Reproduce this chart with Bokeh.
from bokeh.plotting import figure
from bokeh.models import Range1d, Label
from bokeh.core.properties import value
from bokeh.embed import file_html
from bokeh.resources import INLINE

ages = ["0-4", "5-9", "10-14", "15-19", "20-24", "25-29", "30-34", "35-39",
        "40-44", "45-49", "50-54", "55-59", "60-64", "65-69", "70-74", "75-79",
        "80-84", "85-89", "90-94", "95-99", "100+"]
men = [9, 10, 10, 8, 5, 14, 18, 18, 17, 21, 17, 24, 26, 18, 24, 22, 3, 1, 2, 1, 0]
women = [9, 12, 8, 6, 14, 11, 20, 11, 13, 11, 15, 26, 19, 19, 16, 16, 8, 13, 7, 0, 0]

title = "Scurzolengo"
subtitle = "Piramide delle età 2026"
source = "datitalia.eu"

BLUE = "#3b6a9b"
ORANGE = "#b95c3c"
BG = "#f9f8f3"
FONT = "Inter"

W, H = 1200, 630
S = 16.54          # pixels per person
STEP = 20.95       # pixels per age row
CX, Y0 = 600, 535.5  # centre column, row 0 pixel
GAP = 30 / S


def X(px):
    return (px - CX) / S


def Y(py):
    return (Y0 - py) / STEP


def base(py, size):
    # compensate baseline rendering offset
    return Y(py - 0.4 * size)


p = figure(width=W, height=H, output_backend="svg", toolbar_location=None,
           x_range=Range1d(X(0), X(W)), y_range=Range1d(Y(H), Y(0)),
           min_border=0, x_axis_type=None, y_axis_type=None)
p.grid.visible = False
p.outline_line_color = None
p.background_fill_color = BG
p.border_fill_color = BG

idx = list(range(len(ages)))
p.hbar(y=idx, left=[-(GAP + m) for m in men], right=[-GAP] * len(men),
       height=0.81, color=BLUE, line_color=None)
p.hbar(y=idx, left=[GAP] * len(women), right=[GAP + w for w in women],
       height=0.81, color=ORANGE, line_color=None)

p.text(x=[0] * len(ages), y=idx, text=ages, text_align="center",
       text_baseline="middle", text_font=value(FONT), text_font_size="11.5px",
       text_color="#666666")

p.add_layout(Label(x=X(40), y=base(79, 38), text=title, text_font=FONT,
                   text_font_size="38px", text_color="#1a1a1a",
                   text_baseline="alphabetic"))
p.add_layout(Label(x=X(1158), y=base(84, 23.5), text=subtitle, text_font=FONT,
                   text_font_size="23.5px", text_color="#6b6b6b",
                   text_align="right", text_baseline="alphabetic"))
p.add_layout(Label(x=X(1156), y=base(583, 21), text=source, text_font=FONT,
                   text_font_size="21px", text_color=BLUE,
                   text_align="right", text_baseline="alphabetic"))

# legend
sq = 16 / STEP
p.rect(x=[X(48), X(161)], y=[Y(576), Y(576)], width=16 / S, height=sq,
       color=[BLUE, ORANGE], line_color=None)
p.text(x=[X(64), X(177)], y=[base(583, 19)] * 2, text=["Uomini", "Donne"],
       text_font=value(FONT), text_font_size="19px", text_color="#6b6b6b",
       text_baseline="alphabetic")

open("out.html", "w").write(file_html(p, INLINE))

WHAT TO DO.
Quote exactly the opening line of the material above and every line after it, up to and including the line that contains "height=0.81, color=ORANGE, line_color=None)".

PROBLEM SOLUTION.
Reproduce this chart with Bokeh.
from bokeh.plotting import figure
from bokeh.models import Range1d, Label
from bokeh.core.properties import value
from bokeh.embed import file_html
from bokeh.resources import INLINE

ages = ["0-4", "5-9", "10-14", "15-19", "20-24", "25-29", "30-34", "35-39",
        "40-44", "45-49", "50-54", "55-59", "60-64", "65-69", "70-74", "75-79",
        "80-84", "85-89", "90-94", "95-99", "100+"]
men = [9, 10, 10, 8, 5, 14, 18, 18, 17, 21, 17, 24, 26, 18, 24, 22, 3, 1, 2, 1, 0]
women = [9, 12, 8, 6, 14, 11, 20, 11, 13, 11, 15, 26, 19, 19, 16, 16, 8, 13, 7, 0, 0]

title = "Scurzolengo"
subtitle = "Piramide delle età 2026"
source = "datitalia.eu"

BLUE = "#3b6a9b"
ORANGE = "#b95c3c"
BG = "#f9f8f3"
FONT = "Inter"

W, H = 1200, 630
S = 16.54          # pixels per person
STEP = 20.95       # pixels per age row
CX, Y0 = 600, 535.5  # centre column, row 0 pixel
GAP = 30 / S


def X(px):
    return (px - CX) / S


def Y(py):
    return (Y0 - py) / STEP


def base(py, size):
    # compensate baseline rendering offset
    return Y(py - 0.4 * size)


p = figure(width=W, height=H, output_backend="svg", toolbar_location=None,
           x_range=Range1d(X(0), X(W)), y_range=Range1d(Y(H), Y(0)),
           min_border=0, x_axis_type=None, y_axis_type=None)
p.grid.visible = False
p.outline_line_color = None
p.background_fill_color = BG
p.border_fill_color = BG

idx = list(range(len(ages)))
p.hbar(y=idx, left=[-(GAP + m) for m in men], right=[-GAP] * len(men),
       height=0.81, color=BLUE, line_color=None)
p.hbar(y=idx, left=[GAP] * len(women), right=[GAP + w for w in women],
       height=0.81, color=ORANGE, line_color=None)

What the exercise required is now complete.